TASK REQUIREMENTS:
Omit every picture while repeating the entries exactly.

Stored data:

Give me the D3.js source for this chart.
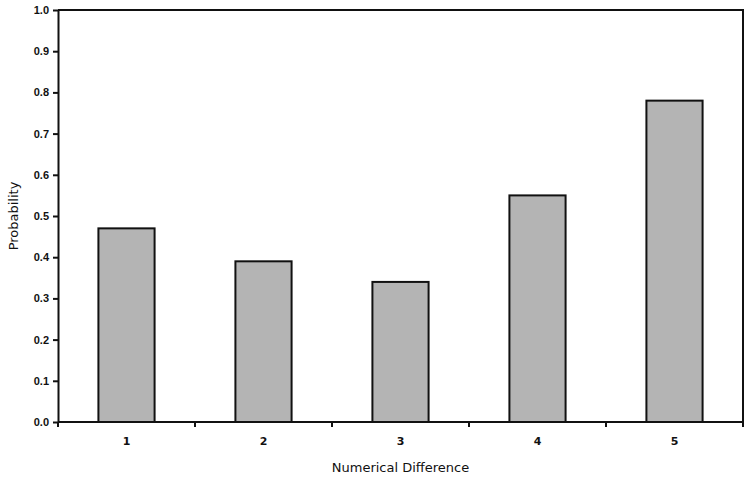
<!DOCTYPE html>
<html>
<head>
<meta charset="utf-8">
<script src="https://cdn.jsdelivr.net/npm/d3@7"></script>
<style>
  body { margin: 0; background: #fff; }
  svg { display: block; font-family: "DejaVu Sans", Verdana, sans-serif; }
</style>
</head>
<body>
<div id="chart"></div>
<script>
// data
const categories = ["1", "2", "3", "4", "5"];
const probabilities = [0.47, 0.39, 0.34, 0.55, 0.78];
const yTicks = [0, 0.1, 0.2, 0.3, 0.4, 0.5, 0.6, 0.7, 0.8, 0.9, 1.0];

const width = 750, height = 479;
const margin = { top: 10, right: 7, bottom: 57, left: 58 };
const innerW = width - margin.left - margin.right;
const innerH = height - margin.top - margin.bottom;

const svg = d3.select("#chart").append("svg")
    .attr("width", width).attr("height", height);
const plot = svg.append("g")
    .attr("transform", `translate(${margin.left},${margin.top})`);

const x = d3.scaleBand().domain(categories).range([0, innerW])
    .paddingInner(0.59).paddingOuter(0.295);
const y = d3.scaleLinear().domain([0, 1]).range([innerH, 0]);

// frame (top + right edges)
plot.append("path")
    .attr("d", `M0,0H${innerW}V${innerH}`)
    .attr("fill", "none").attr("stroke", "#111").attr("stroke-width", 2);

// bars
plot.selectAll("rect.bar").data(probabilities).join("rect")
    .attr("class", "bar")
    .attr("x", (d, i) => x(categories[i]))
    .attr("y", d => y(d))
    .attr("width", x.bandwidth())
    .attr("height", d => innerH - y(d))
    .attr("fill", "#b4b4b4")
    .attr("stroke", "#111").attr("stroke-width", 2);

// y axis
const yAxis = plot.append("g")
    .call(d3.axisLeft(y).tickValues(yTicks).tickFormat(d3.format(".1f"))
        .tickSize(5).tickSizeOuter(0).tickPadding(4));
yAxis.select(".domain").attr("stroke", "#111").attr("stroke-width", 2);
yAxis.selectAll(".tick line").attr("stroke", "#111").attr("stroke-width", 2);
yAxis.selectAll(".tick text").attr("fill", "#111")
    .style("font-size", "11px").style("font-weight", "bold");

// x axis: line with ticks between categories
const xAxis = plot.append("g").attr("transform", `translate(0,${innerH})`);
xAxis.append("line").attr("x1", 0).attr("x2", innerW)
    .attr("stroke", "#111").attr("stroke-width", 2);
const step = x.step();
const bounds = d3.range(categories.length + 1).map(i => i * step);
xAxis.selectAll("line.tk").data(bounds).join("line")
    .attr("class", "tk")
    .attr("x1", d => d).attr("x2", d => d)
    .attr("y1", 0).attr("y2", 5)
    .attr("stroke", "#111").attr("stroke-width", 2);
xAxis.selectAll("text").data(categories).join("text")
    .attr("x", d => x(d) + x.bandwidth() / 2)
    .attr("y", 23)
    .attr("text-anchor", "middle")
    .attr("fill", "#111")
    .style("font-size", "11px").style("font-weight", "bold")
    .text(d => d);

// axis titles
svg.append("text")
    .attr("x", margin.left + innerW / 2).attr("y", 472)
    .attr("text-anchor", "middle").attr("fill", "#111")
    .style("font-size", "13px")
    .text("Numerical Difference");
svg.append("text")
    .attr("transform", `translate(18,${margin.top + innerH / 2}) rotate(-90)`)
    .attr("text-anchor", "middle").attr("fill", "#111")
    .style("font-size", "13px")
    .text("Probability");
</script>
</body>
</html>
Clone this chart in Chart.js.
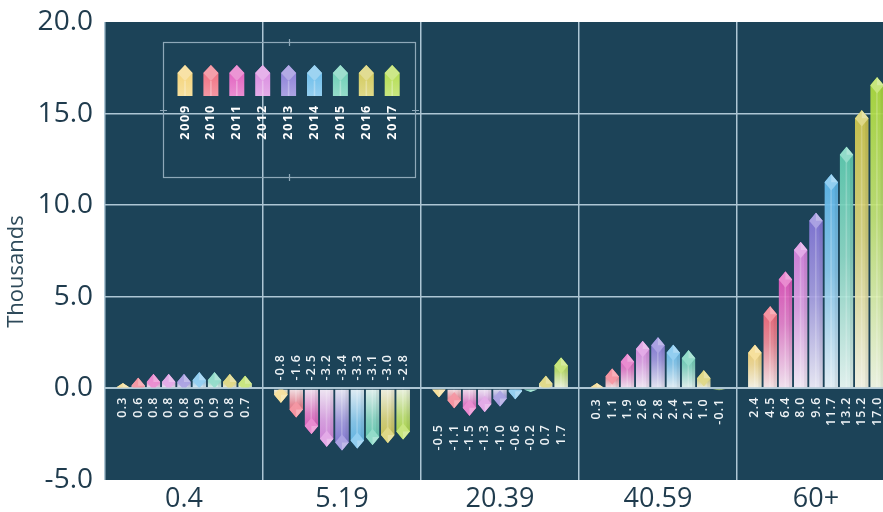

SOLUTION TO THIS TASK:
Give me the D3.js source for this chart.
<!DOCTYPE html>
<html>
<head>
<meta charset="utf-8">
<script src="https://cdn.jsdelivr.net/npm/d3@7"></script>
<style>
  body { margin: 0; background: #fff; }
  svg { display: block; font-family: "DejaVu Sans", Verdana, sans-serif; }
</style>
</head>
<body>
<div id="chart"></div>
<script>
// data
const categories = ["1", "2", "3", "4", "5"];
const probabilities = [0.47, 0.39, 0.34, 0.55, 0.78];
const yTicks = [0, 0.1, 0.2, 0.3, 0.4, 0.5, 0.6, 0.7, 0.8, 0.9, 1.0];

const width = 750, height = 479;
const margin = { top: 10, right: 7, bottom: 57, left: 58 };
const innerW = width - margin.left - margin.right;
const innerH = height - margin.top - margin.bottom;

const svg = d3.select("#chart").append("svg")
    .attr("width", width).attr("height", height);
const plot = svg.append("g")
    .attr("transform", `translate(${margin.left},${margin.top})`);

const x = d3.scaleBand().domain(categories).range([0, innerW])
    .paddingInner(0.59).paddingOuter(0.295);
const y = d3.scaleLinear().domain([0, 1]).range([innerH, 0]);

// frame (top + right edges)
plot.append("path")
    .attr("d", `M0,0H${innerW}V${innerH}`)
    .attr("fill", "none").attr("stroke", "#111").attr("stroke-width", 2);

// bars
plot.selectAll("rect.bar").data(probabilities).join("rect")
    .attr("class", "bar")
    .attr("x", (d, i) => x(categories[i]))
    .attr("y", d => y(d))
    .attr("width", x.bandwidth())
    .attr("height", d => innerH - y(d))
    .attr("fill", "#b4b4b4")
    .attr("stroke", "#111").attr("stroke-width", 2);

// y axis
const yAxis = plot.append("g")
    .call(d3.axisLeft(y).tickValues(yTicks).tickFormat(d3.format(".1f"))
        .tickSize(5).tickSizeOuter(0).tickPadding(4));
yAxis.select(".domain").attr("stroke", "#111").attr("stroke-width", 2);
yAxis.selectAll(".tick line").attr("stroke", "#111").attr("stroke-width", 2);
yAxis.selectAll(".tick text").attr("fill", "#111")
    .style("font-size", "11px").style("font-weight", "bold");

// x axis: line with ticks between categories
const xAxis = plot.append("g").attr("transform", `translate(0,${innerH})`);
xAxis.append("line").attr("x1", 0).attr("x2", innerW)
    .attr("stroke", "#111").attr("stroke-width", 2);
const step = x.step();
const bounds = d3.range(categories.length + 1).map(i => i * step);
xAxis.selectAll("line.tk").data(bounds).join("line")
    .attr("class", "tk")
    .attr("x1", d => d).attr("x2", d => d)
    .attr("y1", 0).attr("y2", 5)
    .attr("stroke", "#111").attr("stroke-width", 2);
xAxis.selectAll("text").data(categories).join("text")
    .attr("x", d => x(d) + x.bandwidth() / 2)
    .attr("y", 23)
    .attr("text-anchor", "middle")
    .attr("fill", "#111")
    .style("font-size", "11px").style("font-weight", "bold")
    .text(d => d);

// axis titles
svg.append("text")
    .attr("x", margin.left + innerW / 2).attr("y", 472)
    .attr("text-anchor", "middle").attr("fill", "#111")
    .style("font-size", "13px")
    .text("Numerical Difference");
svg.append("text")
    .attr("transform", `translate(18,${margin.top + innerH / 2}) rotate(-90)`)
    .attr("text-anchor", "middle").attr("fill", "#111")
    .style("font-size", "13px")
    .text("Probability");
</script>
</body>
</html>
Clone this chart in Chart.js.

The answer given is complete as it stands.